I’m dying to know which neighborhood you just moved out of! I’m a little leery of the crime, to be honest, but the neighborhood I used to live in wasn’t super safe, either (two daylight home robberies in January just a couple blocks from us). I think it’s just clear to us that we want to live close to downtown but we’re priced out of the west side unless we live wayyyyyy to the west, and that kind of defeats the purpose of downtown accessibility. Ehhhh? Totally not sure what to do.
a) blue house is incredible.
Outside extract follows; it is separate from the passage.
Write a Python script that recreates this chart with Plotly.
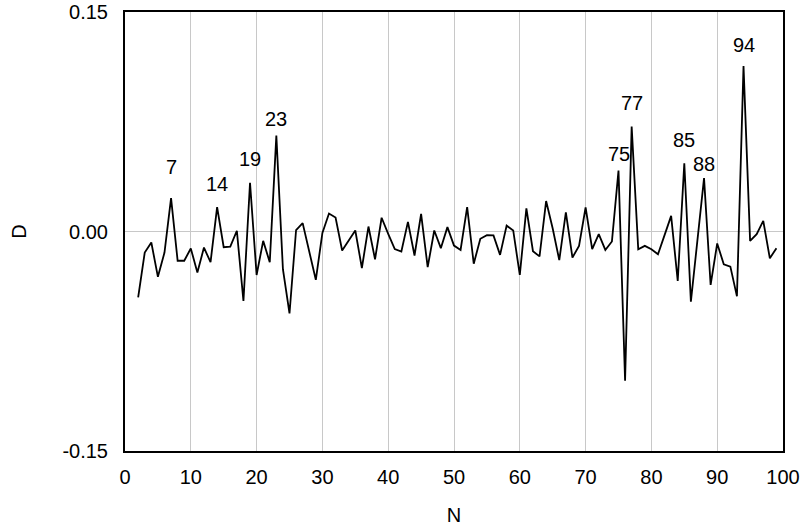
import plotly.graph_objects as go

N = list(range(2, 100))
D = [
    -0.045, -0.0144, -0.0075, -0.031, -0.0144, 0.0228, -0.020, -0.020, -0.0116,   # 2-10
    -0.028, -0.011, -0.021, 0.0167, -0.0107, -0.0103, 0.0005, -0.0475, 0.0333, -0.0297,  # 11-20
    -0.0064, -0.021, 0.0655, -0.0258, -0.056, 0.001, 0.0057, -0.0137, -0.033, -0.001,  # 21-30
    0.0123, 0.0095, -0.013, -0.0062, 0.0007, -0.025, 0.0034, -0.019, 0.0094, -0.0016,  # 31-40
    -0.012, -0.0137, 0.0066, -0.0164, 0.0121, -0.0244, 0.0007, -0.0114, 0.003, -0.0096,  # 41-50
    -0.0126, 0.0167, -0.022, -0.005, -0.0025, -0.0027, -0.016, 0.004, 0.0007, -0.0297,  # 51-60
    0.0158, -0.0135, -0.017, 0.0208, 0.002, -0.0196, 0.013, -0.0178, -0.0098, 0.0164,  # 61-70
    -0.0121, -0.0018, -0.0126, -0.0068, 0.0416, -0.102, 0.0717, -0.0121, -0.0098, -0.0121,  # 71-80
    -0.0155, -0.0025, 0.0107, -0.0338, 0.0466, -0.048, -0.0057, 0.0365, -0.0365, -0.0082,  # 81-90
    -0.0224, -0.024, -0.0443, 0.113, -0.0064, -0.0018, 0.0073, -0.0183, -0.0114,  # 91-99
]

label_N = [7, 14, 19, 23, 75, 77, 85, 88, 94]
label_shift = [31, 23, 24, 17, 17, 24, 23, 14, 21]

x_ticks = list(range(0, 101, 10))
y_ticks = [-0.15, 0.0, 0.15]
y_tick_text = ["-0.15", "0.00", "0.15"]

FONT = "Liberation Sans, Arial, sans-serif"

fig = go.Figure()
fig.add_trace(go.Scatter(x=N, y=D, mode="lines",
                         line=dict(color="black", width=1.8),
                         showlegend=False, hoverinfo="skip"))

for n, s in zip(label_N, label_shift):
    fig.add_annotation(x=n, y=D[N.index(n)], text=str(n), showarrow=False,
                       yshift=s, font=dict(family=FONT, size=20, color="black"))

axis_common = dict(
    showline=True, linecolor="black", linewidth=2, mirror=True,
    gridcolor="#c8c8c8", gridwidth=1, zeroline=False, ticks="",
    tickfont=dict(family=FONT, size=20, color="black"),
    automargin=False, ticklabeloverflow="allow",
)

fig.update_xaxes(range=[0, 100], tickvals=x_ticks, showgrid=True, ticklabelstandoff=7,
                 title=dict(text="N", font=dict(family=FONT, size=20, color="black"), standoff=21),
                 **axis_common)
fig.update_yaxes(range=[-0.15, 0.15], tickvals=y_ticks, ticktext=y_tick_text, showgrid=True,
                 ticklabelstandoff=11,
                 title=dict(text="D", font=dict(family=FONT, size=20, color="black"), standoff=30),
                 **axis_common)

fig.update_layout(width=804, height=531, margin=dict(l=125, r=21, t=12, b=80),
                  plot_bgcolor="white", paper_bgcolor="white")

fig.write_html("out.html", config={"displayModeBar": False},
               post_script="document.body.style.margin='0';")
I have visited in that same neighborhood and enjoyed it, but I feel no guilt about city movements.
b) I’m the same about the “there is potential” instead of “this is IT”. I think that’s a great way to be, and you’ve totally got this.
😀 Thanks, Jo.
We accidentally found a house we really liked while helping my sister look for a house, and in the matter of 5 days we made an offer, offer accepted, remolded our bathroom in our current house, listed the current house, got an offer (1st day on the market), accepted the offer and sold our house. It wasn’t enough time for me to process it all, but it was enough time for me to panic that we hadn’t really thought it through. The month of paperwork and waiting to close was HORRIBLE, your brain just goes wild with everything that could go wrong.
We moved into the new house this past weekend and I’ve fallen in love, hard. Just go with it, just do. When the market is really aggressive like it is now you just gotta hit it hard.
Holy crap, Andee, what a whirlwind. Congrats on your new place!
That house is super cute. Also, this might be helpful:
http://apracticalwedding.com/2010/08/wedding-undergraduate-on-choosing/
“I think dating/deciding to marry is something like deciding to buy a house and make it your home.” Of course, she’s making the point in the opposite direction but… still might be helpful! And a great read either way.